Keyboard hook in linux

K. Elo maillists at nic.fi
Sun Jan 13 11:13:28 EST 2013


Hi!

I am working on a small console app for linux. The idea is to display 
some sensor values and the screen should update itself in, say, every 10 
seconds.

The user should have the possibly to change some configurations or gwt 
help by pressing different keys (like you can do when running e.g. 
'top'). In other words: the program should NOT wait for the keypress (so 
input() is not the solution), but simply capture keypresses and act 
accordingly.
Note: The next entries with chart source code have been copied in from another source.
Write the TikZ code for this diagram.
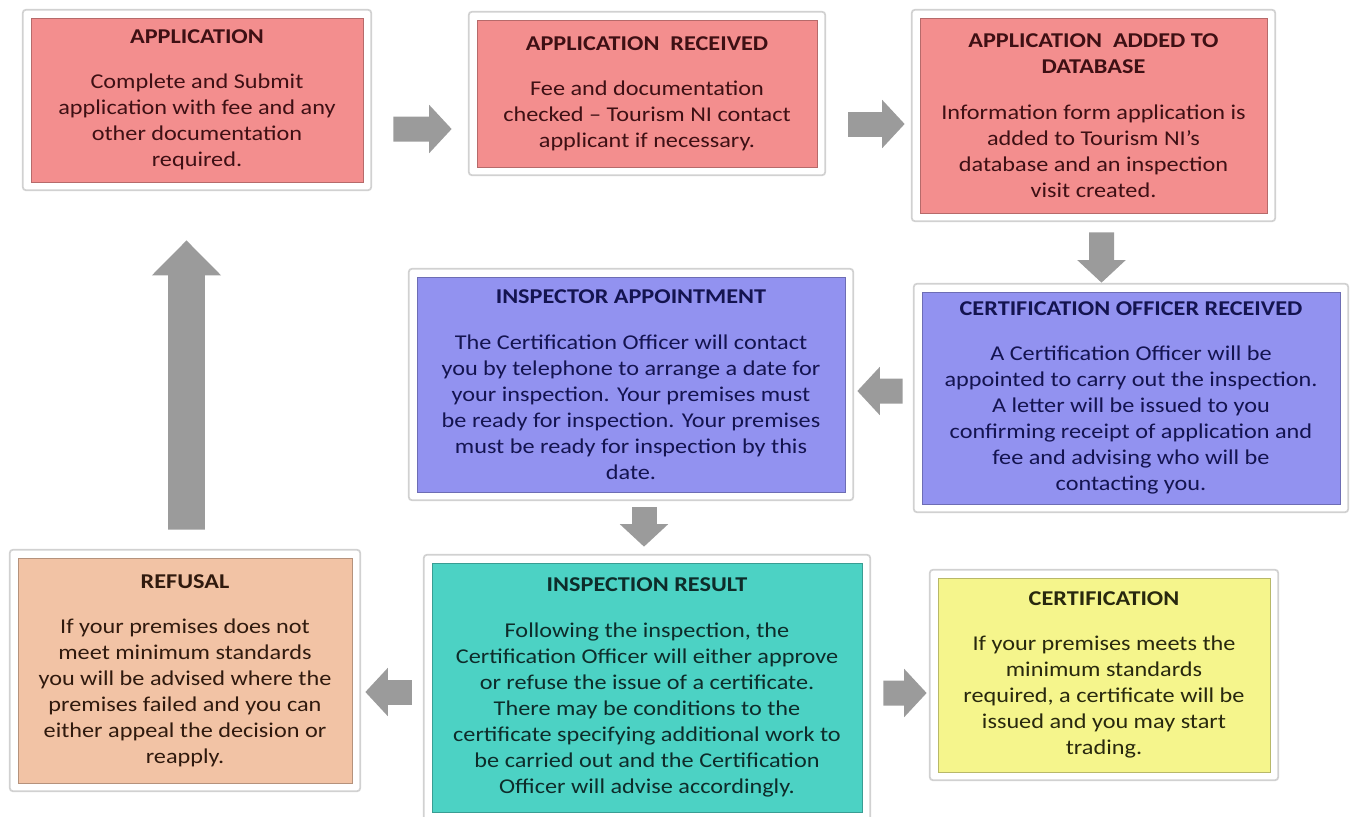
\documentclass[tikz,border=0pt]{standalone}
\usepackage{fontspec}
\setmainfont{Carlito}[FakeStretch=1.15]
\usetikzlibrary{arrows.meta,calc}

\definecolor{redfill}{RGB}{243,142,142}
\definecolor{redtext}{RGB}{62,16,20}
\definecolor{bluefill}{RGB}{146,146,240}
\definecolor{bluetext}{RGB}{20,20,80}
\definecolor{tealfill}{RGB}{76,210,196}
\definecolor{tealtext}{RGB}{14,44,42}
\definecolor{peachfill}{RGB}{242,195,165}
\definecolor{peachtext}{RGB}{48,26,14}
\definecolor{yellowfill}{RGB}{245,245,140}
\definecolor{yellowtext}{RGB}{40,40,14}
\definecolor{arrowgray}{RGB}{155,155,155}

\begin{document}
\begin{tikzpicture}[x=0.02cm,y=-0.02cm]
  \tikzstyle{stage}=[rectangle, inner sep=0pt, align=center, font={\fontsize{12pt}{14.8pt}\selectfont}]
  \tikzstyle{redbox}=[stage, fill=redfill, draw=redfill!75!black, text=redtext]
  \tikzstyle{bluebox}=[stage, fill=bluefill, draw=bluefill!75!black, text=bluetext]
  \tikzstyle{tealbox}=[stage, fill=tealfill, draw=tealfill!75!black, text=tealtext]
  \tikzstyle{peachbox}=[stage, fill=peachfill, draw=peachfill!75!black, text=peachtext]
  \tikzstyle{yellowbox}=[stage, fill=yellowfill, draw=yellowfill!75!black, text=yellowtext]
  \tikzstyle{frame}=[draw=black!18, line width=1pt, rounded corners=2pt]
  \tikzstyle{flow}=[draw=arrowgray, line width=0.5cm, -{Triangle[width=0.94cm,length=0.45cm]}]
  \tikzstyle{bigflow}=[flow, line width=0.74cm, -{Triangle[width=1.34cm,length=0.7cm]}]

  \useasboundingbox (0,0) rectangle (1350,816);

  % top row
  \node[redbox, minimum width=6.64cm, minimum height=3.28cm] (app) at (197,100)
    {{\bfseries APPLICATION}\\[11pt]
     Complete and Submit\\application with fee and any\\other documentation\\required.};
  \node[redbox, minimum width=6.8cm, minimum height=2.94cm] (rec) at (647,93.5)
    {{\bfseries APPLICATION\ \ RECEIVED}\\[11pt]
     Fee and documentation\\checked – Tourism NI contact\\applicant if necessary.};
  \node[redbox, minimum width=6.94cm, minimum height=3.9cm] (db) at (1093.5,115.5)
    {{\bfseries APPLICATION\ \ ADDED TO}\\{\bfseries DATABASE}\\[11pt]
     Information form application is\\added to Tourism NI’s\\database and an inspection\\visit created.};

  % middle row
  \node[bluebox, minimum width=8.36cm, minimum height=4.24cm] (cor) at (1131,398)
    {{\bfseries CERTIFICATION OFFICER RECEIVED}\\[11pt]
     A Certification Officer will be\\appointed to carry out the inspection.\\A letter will be issued to you\\confirming receipt of application and\\fee and advising who will be\\contacting you.};
  \node[bluebox, minimum width=8.56cm, minimum height=4.3cm] (ins) at (631,384.5)
    {{\bfseries INSPECTOR APPOINTMENT}\\[11pt]
     The Certification Officer will contact\\you by telephone to arrange a date for\\your inspection. Your premises must\\be ready for inspection. Your premises\\must be ready for inspection by this\\date.};

  % bottom row
  \node[tealbox, minimum width=8.6cm, minimum height=4.98cm] (res) at (647,687.5)
    {{\bfseries INSPECTION RESULT}\\[11pt]
     Following the inspection, the\\Certification Officer will either approve\\or refuse the issue of a certificate.\\There may be conditions to the\\certificate specifying additional work to\\be carried out and the Certification\\Officer will advise accordingly.};
  \node[peachbox, minimum width=6.68cm, minimum height=4.5cm] (ref) at (185,670.5)
    {{\bfseries REFUSAL}\\[11pt]
     If your premises does not\\meet minimum standards\\you will be advised where the\\premises failed and you can\\either appeal the decision or\\reapply.};
  \node[yellowbox, minimum width=6.64cm, minimum height=3.88cm] (cert) at (1104,675)
    {{\bfseries CERTIFICATION}\\[11pt]
     If your premises meets the\\minimum standards\\required, a certificate will be\\issued and you may start\\trading.};

  \foreach \n in {app,rec,db,cor,ins,res,ref,cert}
    \draw[frame] ($(\n.south west)+(-8,8)$) rectangle ($(\n.north east)+(8,-8)$);

  % arrows
  \draw[flow] ($(app.east)+(30,29)$) -- ($(rec.west)+(-25,35.5)$);
  \draw[flow] ($(rec.east)+(31,30.5)$) -- ($(db.west)+(-15,8.5)$);
  \draw[flow] ($(db.south)+(8,19)$) -- ($(cor.north)+(-29.5,-9)$);
  \draw[flow] ($(cor.west)+(-19,-7)$) -- ($(ins.east)+(12,6.5)$);
  \draw[flow] ($(ins.south)+(13,15)$) -- ($(res.north)+(-3,-16)$);
  \draw[flow] ($(res.west)+(-20,4.5)$) -- ($(ref.east)+(13,21.5)$);
  \draw[flow] ($(res.east)+(21,5.5)$) -- ($(cert.west)+(-11,18)$);
  \draw[bigflow] ($(ref.north)+(1.5,-28)$) -- ($(app.south)+(-10.5,58)$);
\end{tikzpicture}
\end{document}
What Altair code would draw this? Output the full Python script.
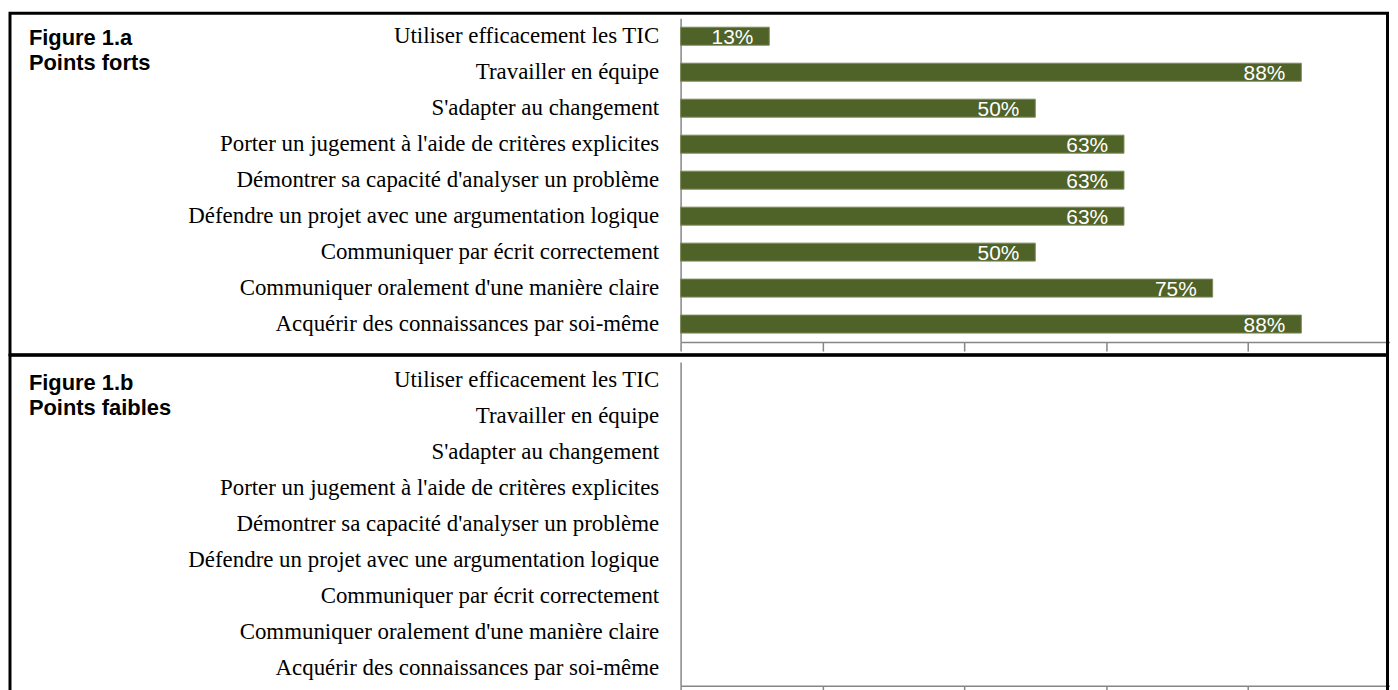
import altair as alt
import pandas as pd

categories = [
    "Utiliser efficacement les TIC",
    "Travailler en équipe",
    "S'adapter au changement",
    "Porter un jugement à l'aide de critères explicites",
    "Démontrer sa capacité d'analyser un problème",
    "Défendre un projet avec une argumentation logique",
    "Communiquer par écrit correctement",
    "Communiquer oralement d'une manière claire\u00a0",
    "Acquérir des connaissances par soi-même",
]
forts_values = [0.125, 0.875, 0.5, 0.625, 0.625, 0.625, 0.5, 0.75, 0.875]
faibles_values = [0, 0, 0, 0, 0, 0, 0, 0, 0]
panel_titles = ["Figure 1.a\nPoints forts", "Figure 1.b\nPoints faibles"]
tick_values = [0, 0.2, 0.4, 0.6, 0.8]

W = 713
H = 325.5
BAR = "#4F6228"
GRAY = "#868686"


def panel(values, title, show_labels, frame_top, frame_bottom, title_y):
    df = pd.DataFrame({"cat": categories, "v": values})
    base = alt.Chart(df)
    y = alt.Y(
        "cat:N",
        sort=categories,
        scale=alt.Scale(paddingInner=0.5, paddingOuter=0.25),
        axis=alt.Axis(
            title=None,
            labelFont="Liberation Serif",
            labelFontSize=23,
            labelColor="black",
            labelPadding=22,
            ticks=False,
            tickSize=0,
            domainColor=GRAY,
            domainWidth=1.5,
            labelLimit=0,
        ),
    )
    x = alt.X(
        "v:Q",
        scale=alt.Scale(domain=[0, 1], nice=False),
        axis=alt.Axis(
            title=None,
            labels=False,
            grid=False,
            values=tick_values,
            tickSize=9,
            tickColor=GRAY,
            tickWidth=1.5,
            domainColor=GRAY,
            domainWidth=1.5,
        ),
    )
    if show_labels:
        bars = base.mark_bar(color=BAR, stroke="#7d8b5a", strokeWidth=1).encode(x=x, y=y)
    else:
        bars = base.mark_bar(color=BAR, strokeWidth=0).encode(x=x, y=y)
    layers = [bars]
    if show_labels:
        labels = base.mark_text(
            align="right",
            baseline="alphabetic",
            dx=-16,
            dy=8,
            color="white",
            font="Liberation Sans",
            fontSize=21,
        ).encode(
            x=alt.X("v:Q"),
            y=alt.Y("cat:N", sort=categories),
            text=alt.Text("v:Q", format=".0%"),
        )
        layers.append(labels)
    one = pd.DataFrame({"t": [title]})
    ttl = alt.Chart(one).mark_text(
        align="left",
        baseline="alphabetic",
        font="Liberation Sans",
        fontWeight="bold",
        fontSize=22,
        lineBreak="\n",
        lineHeight=25,
        color="black",
    ).encode(x=alt.value(-655), y=alt.value(title_y), text="t:N")
    frame = alt.Chart(one).mark_rect(
        fillOpacity=0, stroke="black", strokeWidth=3
    ).encode(
        x=alt.value(-674),
        x2=alt.value(710.5),
        y=alt.value(frame_top),
        y2=alt.value(frame_bottom),
    )
    return alt.layer(*layers, ttl, frame).properties(width=W, height=H)


p1 = panel(forts_values, panel_titles[0], True, -5, 338.3, 27)
p2 = panel(faibles_values, panel_titles[1], False, -6.7, H + 20, 28)

chart = (
    alt.vconcat(p1, p2, spacing=19.5, bounds="flush")
    .properties(padding={"left": 0, "top": 1.5, "right": 0, "bottom": 0})
    .configure_view(stroke=None)
)

chart.save("out.html", embed_options={"renderer": "svg", "actions": False})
If no key is pressed, the program should continue updating 
the screen.

Practically I am looking for something similar than Pascal's 
"keypressed" function 
(http://www.freepascal.org/docs-html/rtl/crt/keypressed.html). The 
python code would be something like this:

--- snip ---

while True:
   if keypressed:
     ch=screen.getch()   # From 'curses'
     # Test, if 'ch' is a valid key
     # Do what the user want
   read_sensors()
   update_screen()

--- snip ---


I have searched in the Web and in several tutorials (e.g. "Programming 
python"), but this seems to be a tricky one. The 'pyHook' library seems 
to offer a keyboard hook manager, but 'pyHook' is not available for 
linux :( IMHO, the 'curses' library offers no (direct) solution to this...

Does anybody have an idea / a solution, how to capture keystrokes in linux?